Submitted by Lawrence Carson on August 15, 2008 - 12:47pm.

I liked your site ... and quite of few of your one-liners ... like "Rules are for guidance and not for obedience." Beautiful!

Boxes ... a yes. If we realized that our boxes are built out of beliefs ... which were germinated out of "reality assumptions" ... based upon a particular subjective observation ... about a big picture "Context" ... with an inner cause-effect "Context" ... bla ... bla ... bla ... we come to realize that boxes are nothing but belief energies that we buy into. Pure energy period. Its a hell of a game we play... and all of our mind.

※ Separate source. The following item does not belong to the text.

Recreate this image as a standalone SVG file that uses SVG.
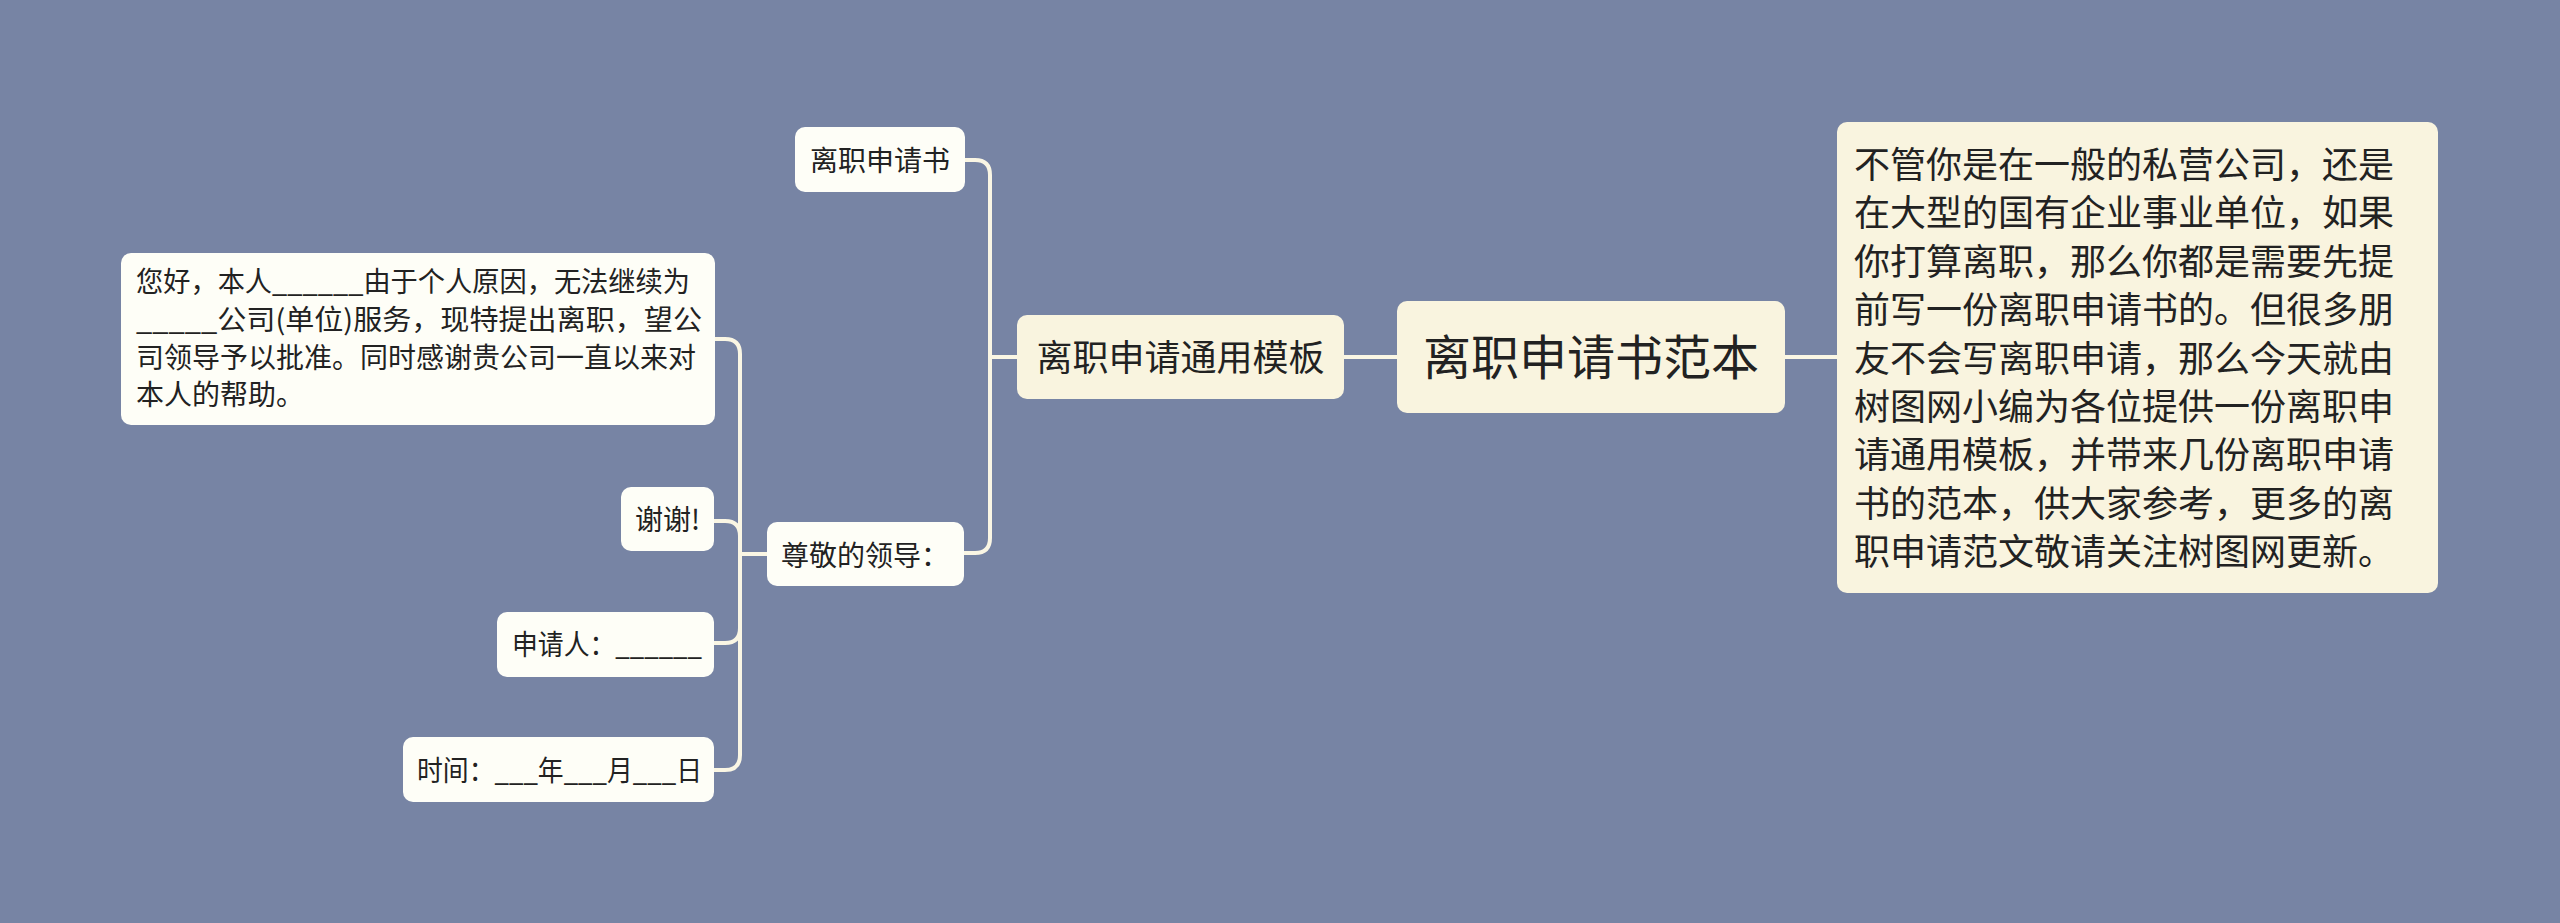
<svg xmlns="http://www.w3.org/2000/svg" width="2560" height="923" viewBox="0 0 2560 923">
<style>
.t{font-family:"Noto Sans CJK SC","Noto Sans",sans-serif;fill:#222}
.main{fill:#F9F4DF}
.leaf{fill:#FEFEF7}
.c{fill:none;stroke:#FAF6E4;stroke-width:4}
</style>
<rect x="0" y="0" width="2560" height="923" fill="#7784A4"/>
<g id="connectors">
<path class="c" d="M1785 357 H1837"/>
<path class="c" d="M1397 357 H1344"/>
<path class="c" d="M1017 357 H990 V175 Q990 160 975 160 H965"/>
<path class="c" d="M1017 357 H990 V538 Q990 553 975 553 H964"/>
<path class="c" d="M767 554 H740 V354 Q740 339 725 339 H715"/>
<path class="c" d="M767 554 H740 V536 Q740 521 725 521 H714"/>
<path class="c" d="M767 554 H740 V628 Q740 643 725 643 H714"/>
<path class="c" d="M767 554 H740 V755 Q740 770 725 770 H714"/>
</g>
<g id="root">
<rect class="main" x="1397" y="301" width="388" height="112" rx="10"/>
<text class="t" x="1591" y="375" font-size="48" text-anchor="middle">离职申请书范本</text>
</g>
<g id="intro">
<rect class="main" x="1837" y="122" width="601" height="471" rx="10"/>
<text class="t" font-size="36">
<tspan x="1854" y="178">不管你是在一般的私营公司，还是</tspan>
<tspan x="1854" y="226.4">在大型的国有企业事业单位，如果</tspan>
<tspan x="1854" y="274.8">你打算离职，那么你都是需要先提</tspan>
<tspan x="1854" y="323.2">前写一份离职申请书的。但很多朋</tspan>
<tspan x="1854" y="371.6">友不会写离职申请，那么今天就由</tspan>
<tspan x="1854" y="420">树图网小编为各位提供一份离职申</tspan>
<tspan x="1854" y="468.4">请通用模板，并带来几份离职申请</tspan>
<tspan x="1854" y="516.8">书的范本，供大家参考，更多的离</tspan>
<tspan x="1854" y="565.2">职申请范文敬请关注树图网更新。</tspan>
</text>
</g>
<g id="template">
<rect class="main" x="1017" y="315" width="327" height="84" rx="10"/>
<text class="t" x="1180.5" y="370.5" font-size="36" text-anchor="middle">离职申请通用模板</text>
</g>
<g id="title-leaf">
<rect class="leaf" x="795" y="127" width="170" height="65" rx="10"/>
<text class="t" x="880" y="171" font-size="28" text-anchor="middle">离职申请书</text>
</g>
<g id="greeting">
<rect class="leaf" x="767" y="522" width="197" height="64" rx="10"/>
<text class="t" x="781" y="566" font-size="28">尊敬的领导：</text>
</g>
<g id="body">
<rect class="leaf" x="121" y="253" width="594" height="172" rx="10"/>
<text class="t" x="136" y="292" font-size="28" textLength="554" lengthAdjust="spacingAndGlyphs">您好，本人______由于个人原因，无法继续为</text>
<text class="t" x="136" y="330" font-size="28" textLength="566" lengthAdjust="spacingAndGlyphs">_____公司(单位)服务，现特提出离职，望公</text>
<text class="t" x="136" y="367.5" font-size="28">司领导予以批准。同时感谢贵公司一直以来对</text>
<text class="t" x="136" y="405" font-size="28">本人的帮助。</text>
</g>
<g id="thanks">
<rect class="leaf" x="621" y="487" width="93" height="64" rx="10"/>
<text class="t" x="635" y="530" font-size="28">谢谢!</text>
</g>
<g id="applicant">
<rect class="leaf" x="497" y="612" width="217" height="65" rx="10"/>
<text class="t" x="512" y="655" font-size="28" textLength="190" lengthAdjust="spacingAndGlyphs">申请人：______</text>
</g>
<g id="date">
<rect class="leaf" x="403" y="737" width="311" height="65" rx="10"/>
<text class="t" x="417" y="781" font-size="28" textLength="285" lengthAdjust="spacingAndGlyphs">时间：___年___月___日</text>
</g>
</svg>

So ... the mind (the ego if one remains unconscious and has not yet awakened) ... is programmed to create, find, store and lay up its identity beliefs and then see how many people it can get hooked on and addicted to it's (the ego's) habits. so in one way of thinking ... boxes are addictions to assumptions. Simple explanations for "My" simple people. (not politically correct but truth is what it is.

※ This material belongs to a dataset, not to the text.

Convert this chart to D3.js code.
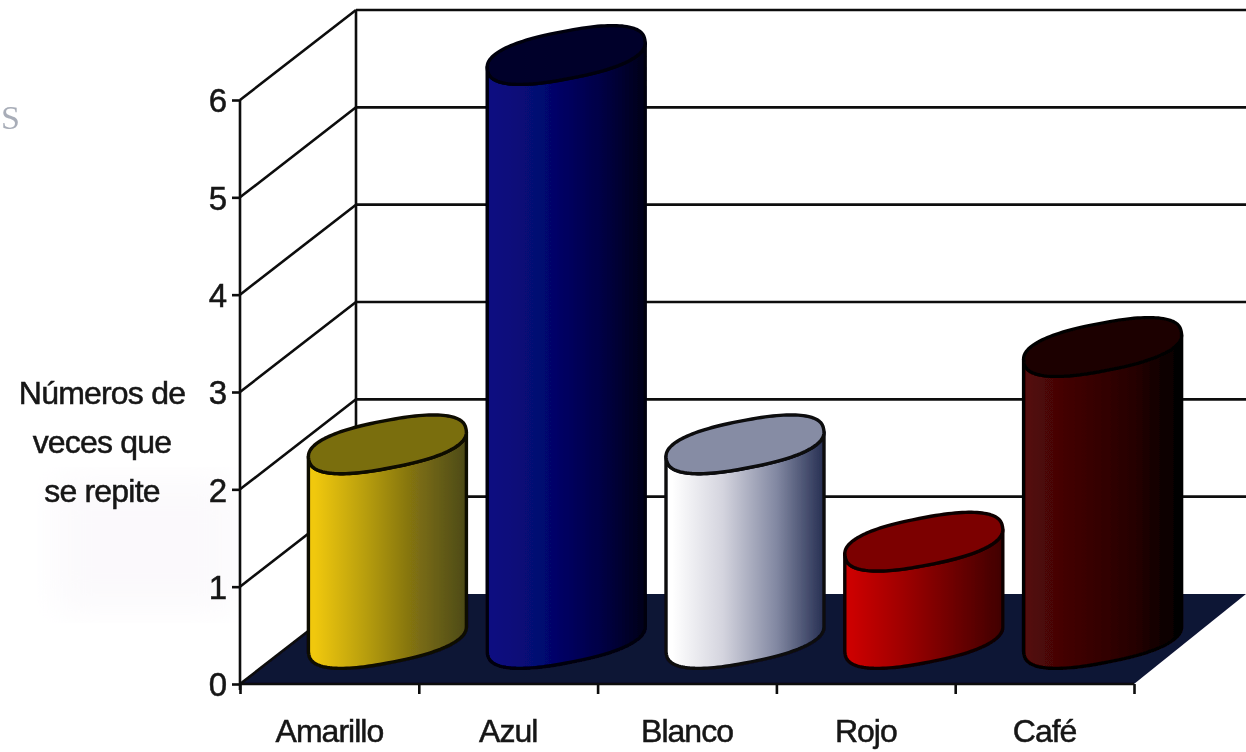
<!DOCTYPE html>
<html><head><meta charset="utf-8">
<script src="https://cdn.jsdelivr.net/npm/d3@7"></script>
<style>
html,body{margin:0;padding:0;background:#fff}
svg{display:block}
text{font-family:"Liberation Sans",Arial,sans-serif;fill:#141414}
</style></head><body>
<svg id="c" width="1246" height="752"></svg>
<script>
const categories = ["Amarillo","Azul","Blanco","Rojo","Café"];
const values = [2,6,2,1,3];
const yTicks = [0,1,2,3,4,5,6];
const titleLines = ["Números de","veces que","se repite"];
const palette = [
 {top:"#7a6e10",edge:"#100804",stops:["#f0c808","#b89e0c","#7a6c12","#4c4a14"]},
 {top:"#00002c",edge:"#00000e",stops:["#0a0e80","#050770","#000048","#000018"]},
 {top:"#868ca4",edge:"#0a0a10",stops:["#ffffff","#d4d4de","#8288a2","#262f52"]},
 {top:"#7c0000",edge:"#100000",stops:["#cc0606","#a00202","#6c0000","#400000"]},
 {top:"#1e0202",edge:"#060000",stops:["#520808","#3c0404","#260202","#000000"]}
];
const W=1246,H=752;
const svg=d3.select("#c");
const defs=svg.append("defs");
const x=d3.scaleBand().domain(categories).range([240,1134]);
const y=d3.scaleLinear().domain([0,6]).range([684,100]);
const depth={x:116,y:-90};
const F=d3.format("d");

defs.append("filter").attr("id","soft").append("feGaussianBlur").attr("stdDeviation",18);
defs.append("filter").attr("id","scan").attr("x",0).attr("y",0).attr("width",1).attr("height",1)
  .append("feGaussianBlur").attr("stdDeviation",0.6);
const root=svg.append("g").attr("filter","url(#scan)");
root.append("rect").attr("width",W).attr("height",H).attr("fill","#fff");
root.append("rect").attr("x",55).attr("y",480).attr("width",180).attr("height",130)
  .attr("fill","#fbf9fc").attr("filter","url(#soft)");
root.append("text").attr("x",1).attr("y",129).attr("font-size",34)
  .style("font-family","'Liberation Serif',serif").style("fill","#a8adb8").text("S");

const line=d3.line();
const [xa,xb]=x.range();
root.append("path").attr("fill","#fff").attr("d",line([[xa,y(6)],[xa+depth.x,y(6)+depth.y],[W,y(6)+depth.y],[W,y(0)+depth.y],[xa+depth.x,y(0)+depth.y],[xa,y(0)]])+"Z");
root.append("path").attr("fill","#0f1334").attr("d",line([[xa,y(0)],[xa+depth.x,y(0)+depth.y],[W,y(0)+depth.y],[xb,y(0)]])+"Z");
const grid=root.append("g").attr("stroke","#0c0c0c").attr("stroke-width",2.6).attr("fill","none");
yTicks.forEach(v=>{
  if(v>0) grid.append("path").attr("d",line([[xa+depth.x,y(v)+depth.y],[W,y(v)+depth.y]]));
  grid.append("path").attr("d",line([[xa,y(v)],[xa+depth.x,y(v)+depth.y]]));
});
grid.append("path").attr("d",line([[xa+depth.x,y(6)+depth.y],[xa+depth.x,y(0)+depth.y]]));

// cylinders: rounded rotated ellipses
const phi=-11*Math.PI/180, semiA=78, semiB=23, pw=0.82, targetHalf=79;
const sp=v=>Math.sign(v)*Math.pow(Math.abs(v),pw);
const raw=t=>{const a=semiA*sp(Math.cos(t)),b=semiB*sp(Math.sin(t));
  return [a*Math.cos(phi)-b*Math.sin(phi), a*Math.sin(phi)+b*Math.cos(phi)];};
const samples=d3.range(0,Math.PI*2,0.005);
const t0=samples[d3.greatestIndex(samples,t=>raw(t)[0])];
const tL=samples[d3.leastIndex(samples,t=>raw(t)[0])];
const k=targetHalf/raw(t0)[0];
const pt=(cx,cy,t)=>{const p=raw(t);return [cx+k*p[0],cy+k*p[1]];};
const arc=(cx,cy,a,b,n=64)=>d3.range(n+1).map(i=>pt(cx,cy,a+(b-a)*i/n));
const tLeft=tL>t0?tL:tL+2*Math.PI;
categories.forEach((c,i)=>{
  const cx=x(c)+x.bandwidth()/2+depth.x/2;
  const yb=y(0)+depth.y/2, yt=y(values[i])+depth.y/2;
  const p=palette[i];
  const g=defs.append("linearGradient").attr("id","g"+i).attr("gradientUnits","userSpaceOnUse")
    .attr("x1",cx-targetHalf).attr("x2",cx+targetHalf).attr("y1",0).attr("y2",0);
  p.stops.forEach((s,j)=>g.append("stop").attr("offset",[0.04,0.36,0.7,1][j]).attr("stop-color",s));
  const lowerTop=arc(cx,yt,t0,tLeft);
  const lowerBot=arc(cx,yb,tLeft,t0);
  const bar=root.append("g").attr("stroke",p.edge).attr("stroke-width",3.4).attr("stroke-linejoin","round");
  bar.append("path").attr("d",line(lowerTop.concat(lowerBot))+"Z").attr("fill",`url(#g${i})`);
  bar.append("path").attr("d",line(arc(cx,yt,0,2*Math.PI,128))+"Z").attr("fill",p.top);
});

// axes
const yAxis=d3.axisLeft(y).tickValues(yTicks).tickFormat(F).tickSize(8).tickPadding(5);
const ya=root.append("g").attr("transform",`translate(${xa},0)`).call(yAxis);
const xt=d3.scaleLinear().domain([0,categories.length]).range([xa,xb]);
const xAxis=d3.axisBottom(xt).tickValues(d3.range(categories.length+1)).tickFormat("").tickSize(10);
const xg=root.append("g").attr("transform",`translate(0,${y(0)})`).call(xAxis);
[ya,xg].forEach(g=>{g.selectAll("path,line").attr("stroke","#0c0c0c").attr("stroke-width",2.6);});
ya.select(".domain").attr("d",line([[0,y(6)],[0,y(0)+6]]));
xg.select(".domain").attr("d",line([[xa,0],[xb,0]]));
ya.selectAll("text").attr("font-size",33).attr("font-family",null).attr("dy","0.36em")
  .attr("stroke","#141414").attr("stroke-width",0.5);
root.append("g").selectAll("text").data(categories).join("text")
  .attr("x",c=>x(c)+x.bandwidth()/2).attr("y",742).attr("text-anchor","middle")
  .attr("font-size",32).attr("letter-spacing",-1).attr("stroke","#141414").attr("stroke-width",0.5).text(c=>c);
root.append("g").selectAll("text").data(titleLines).join("text")
  .attr("x",102).attr("y",(d,i)=>404+i*49).attr("text-anchor","middle")
  .attr("font-size",32).attr("letter-spacing",-0.8).attr("stroke","#141414").attr("stroke-width",0.5).text(d=>d);
</script></body></html>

Nice site ... nice work ... hopefully you can assist us all to wake up.

Thanks

Lawrence of Boise

What I really need I don't want. And what I passionately want I really don't need. And since I still don't understand neither ... and want it to stay that way ... I do want someone to blame.

Submitted by H B Gelatt on September 4, 2008 - 7:56am.

Thanks Lawrence for the nice comments. I like your one-liner
"Our boxes are built out of beliefs"

I would like to use that with proper acknowledgement. May I?

H B

Submitted by Bob Johnston on July 21, 2008 - 6:38pm.

Hi H.B. ~

Clearly, you've been thinking without a box. Very stimulating piece. Thank you.